* _Problem to solve_
Locate every line in the material below that has the word "this". Copy each of those lines.

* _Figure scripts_
···

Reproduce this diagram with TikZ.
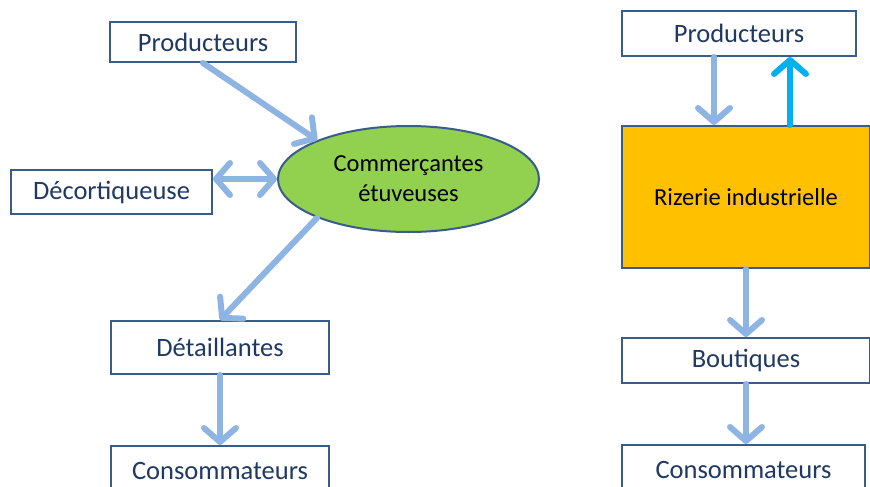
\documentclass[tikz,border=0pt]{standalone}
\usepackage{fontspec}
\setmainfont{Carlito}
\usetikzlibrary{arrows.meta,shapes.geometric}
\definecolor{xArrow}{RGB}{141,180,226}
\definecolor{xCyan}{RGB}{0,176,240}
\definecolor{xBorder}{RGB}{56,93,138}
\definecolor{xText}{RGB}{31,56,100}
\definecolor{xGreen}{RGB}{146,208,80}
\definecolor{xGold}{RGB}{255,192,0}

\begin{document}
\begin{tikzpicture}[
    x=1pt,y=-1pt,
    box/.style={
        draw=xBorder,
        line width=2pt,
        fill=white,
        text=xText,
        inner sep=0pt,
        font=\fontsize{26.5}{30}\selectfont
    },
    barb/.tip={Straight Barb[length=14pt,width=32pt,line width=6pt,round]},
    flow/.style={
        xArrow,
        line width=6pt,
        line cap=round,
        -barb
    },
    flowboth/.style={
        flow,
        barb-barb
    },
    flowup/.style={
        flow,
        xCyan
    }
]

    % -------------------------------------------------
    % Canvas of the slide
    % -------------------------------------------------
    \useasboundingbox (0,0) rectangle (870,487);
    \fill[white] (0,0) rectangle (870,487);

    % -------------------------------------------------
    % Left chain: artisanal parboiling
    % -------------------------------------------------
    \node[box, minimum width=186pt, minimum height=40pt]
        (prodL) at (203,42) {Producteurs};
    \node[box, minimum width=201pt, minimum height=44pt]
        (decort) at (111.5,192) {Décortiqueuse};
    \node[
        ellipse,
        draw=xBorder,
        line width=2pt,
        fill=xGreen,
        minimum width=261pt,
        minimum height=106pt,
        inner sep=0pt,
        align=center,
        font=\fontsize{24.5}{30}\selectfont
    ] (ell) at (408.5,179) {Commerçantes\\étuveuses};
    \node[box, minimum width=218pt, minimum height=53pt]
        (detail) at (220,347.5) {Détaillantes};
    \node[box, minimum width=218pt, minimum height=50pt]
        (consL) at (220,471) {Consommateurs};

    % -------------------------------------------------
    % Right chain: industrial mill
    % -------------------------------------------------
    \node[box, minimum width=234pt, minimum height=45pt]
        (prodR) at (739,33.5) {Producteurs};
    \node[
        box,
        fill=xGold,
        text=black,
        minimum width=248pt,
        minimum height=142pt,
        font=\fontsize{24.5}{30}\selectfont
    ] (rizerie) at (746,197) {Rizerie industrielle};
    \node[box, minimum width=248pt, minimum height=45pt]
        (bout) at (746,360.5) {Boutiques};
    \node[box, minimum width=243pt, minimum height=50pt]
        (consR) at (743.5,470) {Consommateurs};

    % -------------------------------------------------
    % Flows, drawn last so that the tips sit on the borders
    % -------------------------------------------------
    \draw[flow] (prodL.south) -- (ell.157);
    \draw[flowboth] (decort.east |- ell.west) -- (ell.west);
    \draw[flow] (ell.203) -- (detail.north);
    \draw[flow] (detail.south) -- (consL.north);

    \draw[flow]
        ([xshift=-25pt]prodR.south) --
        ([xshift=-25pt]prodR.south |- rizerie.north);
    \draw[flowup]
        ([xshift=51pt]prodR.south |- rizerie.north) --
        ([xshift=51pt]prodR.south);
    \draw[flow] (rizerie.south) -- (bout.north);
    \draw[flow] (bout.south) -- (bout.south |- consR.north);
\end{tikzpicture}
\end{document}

···

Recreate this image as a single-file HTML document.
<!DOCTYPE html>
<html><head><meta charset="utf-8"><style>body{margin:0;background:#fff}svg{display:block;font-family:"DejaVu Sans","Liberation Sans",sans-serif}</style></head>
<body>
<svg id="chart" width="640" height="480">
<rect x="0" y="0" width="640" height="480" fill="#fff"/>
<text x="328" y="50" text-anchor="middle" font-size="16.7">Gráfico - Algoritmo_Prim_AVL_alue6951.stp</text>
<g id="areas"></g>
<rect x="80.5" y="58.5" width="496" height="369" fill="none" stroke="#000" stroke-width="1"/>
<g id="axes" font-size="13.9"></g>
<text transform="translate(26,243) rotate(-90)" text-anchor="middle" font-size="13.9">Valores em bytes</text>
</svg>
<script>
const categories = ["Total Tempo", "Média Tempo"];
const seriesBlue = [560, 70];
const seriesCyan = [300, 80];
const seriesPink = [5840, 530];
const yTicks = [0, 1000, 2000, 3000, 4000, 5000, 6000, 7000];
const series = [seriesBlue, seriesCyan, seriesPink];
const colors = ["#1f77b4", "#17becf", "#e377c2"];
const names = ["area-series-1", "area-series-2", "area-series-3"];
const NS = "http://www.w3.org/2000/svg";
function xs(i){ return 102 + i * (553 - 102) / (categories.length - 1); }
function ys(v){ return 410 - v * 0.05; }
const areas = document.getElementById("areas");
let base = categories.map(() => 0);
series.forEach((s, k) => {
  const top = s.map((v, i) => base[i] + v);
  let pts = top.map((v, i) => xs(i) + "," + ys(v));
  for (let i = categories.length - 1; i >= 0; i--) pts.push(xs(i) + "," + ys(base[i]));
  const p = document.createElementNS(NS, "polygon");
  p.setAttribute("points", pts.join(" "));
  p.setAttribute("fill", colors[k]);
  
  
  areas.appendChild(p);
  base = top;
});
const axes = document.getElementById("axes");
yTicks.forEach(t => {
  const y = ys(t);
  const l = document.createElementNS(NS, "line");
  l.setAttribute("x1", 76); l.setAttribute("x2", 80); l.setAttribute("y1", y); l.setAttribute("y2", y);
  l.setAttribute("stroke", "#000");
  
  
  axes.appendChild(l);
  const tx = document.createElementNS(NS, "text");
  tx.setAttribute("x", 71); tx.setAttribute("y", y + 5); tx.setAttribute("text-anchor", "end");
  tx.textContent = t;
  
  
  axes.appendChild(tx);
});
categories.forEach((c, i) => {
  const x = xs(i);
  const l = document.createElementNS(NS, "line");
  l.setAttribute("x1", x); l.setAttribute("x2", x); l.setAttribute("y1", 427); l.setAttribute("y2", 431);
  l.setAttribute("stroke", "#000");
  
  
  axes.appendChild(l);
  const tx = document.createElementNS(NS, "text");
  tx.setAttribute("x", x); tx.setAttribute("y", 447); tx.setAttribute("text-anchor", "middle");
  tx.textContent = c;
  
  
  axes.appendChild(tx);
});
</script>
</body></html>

···

* _Correct answer_
Reproduce this diagram with TikZ.
Recreate this image as a single-file HTML document.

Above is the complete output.